Among her creations are a number of books featuring
a mouse, Basil of Baker Street, who lived in the actual London basement
of the home of the great Sherlock Holmes. Disney's film, The
Great Mouse Detective, is taken from this work. Miss Titus'
masterful portrayal of a Sherlockian rodent gave her esteemed status
among other professional mystery writers, and she is well known to devotees
of Sherlock Holmes the world over. Through her books, she became
a great friend and correspondent of the Conan Doyles. Whenever
she spoke about writing, she gave credit to son, Richard, for guiding
story development through the probing questions he asked as a child.
Many of Titus' mouse stories are considered to be contemporary classics.

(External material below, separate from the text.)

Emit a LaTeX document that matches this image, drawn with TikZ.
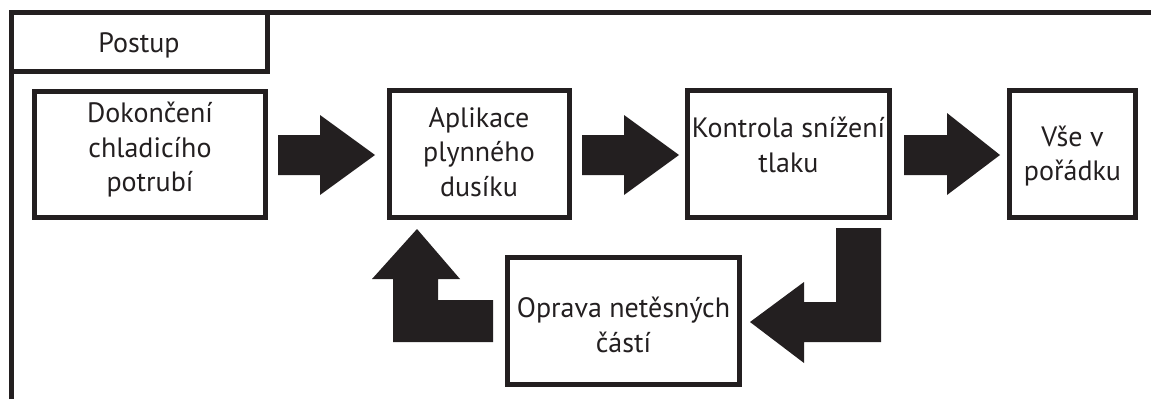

For the Anatole and Basil books,
she was teamed with the artist Paul Galdone by their publisher, McGraw
Hill; the two worked well together. Eve felt that Galdone's work
dutifully supported her own vision of each story which she would carefully
describe to Galdone as scenes in a play. Miss Titus worked closely
with other artists after Paul Galdone died, and continued to achieve
critical acclaim for the charm of her stories and the notable unity
and coherency of the words and pictures.
As a well-known professional, she conducted countless
interviews, seminars and workshops for aspiring writers, and was seen
as one who took infinite pleasure in words and the art of combining
them perfectly. As an accomplished pianist, she found writing
and music to be complementary arts, and believed that musicianship contributed
to writing success; she took care to create and control a proper rhythm
for each of her stories, and the words did flow beautifully. Her
books are in great favour with parents, teachers, and librarians who
have discovered the many delights which Eve wove into her writing for
the special enjoyment of adults.
She credited her brilliance to the cultural advantages
she had as a child growing up in a large family in Brooklyn, New York:
"My mother was artistically inclined and my father wrote so beautifully
that his letters read like verse." She was the oldest of
five, three boys, and two girls, all bonded by a love of jokes and stories.
Miss Titus brought others around her into her busy
writer's world of visualising, plotting, probing, unsnagging snags,
changing words, and changing them back again, wherever she was and whatever
else was going on. She wrote, travelled, lectured, and published
through her seventies and eighties, driven by an undiminished flow of
ideas; she continued to be a world traveller and survivor of many gruelling
bus and train journeys. By the age of ninety, she was legally
blind, but wrote that as long as she could still make out objects as
large as cars, she was ready to travel to meet with people. In
her blindness, she continued to work with the help of student assistants,
and struggled to keep whole books in her head in order to edit and revise
them; her heroic efforts to complete a last book are aptly conveyed
in the title of the yet-to-be published work: Anatole and
The Cheese Olympics.
"In all France, there was no happier, more contented mouse than
Anatole," and Eve Titus was his "ghost writer."
She wryly explained this at her seminars: The mice in her life
perched on her writer's desk and simply dictated their stories to her.
She would claim that her characters were completely beyond her control;
she "gave them ingenuity and cleverness ten times greater than
her own," and her job, after that, was simply to write everything
down! For 45 years, Eve Titus was marvellously devoted to her
fictional characters and to recording their adventures in her latest
books. We shall miss Eve as we go on enjoying her "mousterpieces."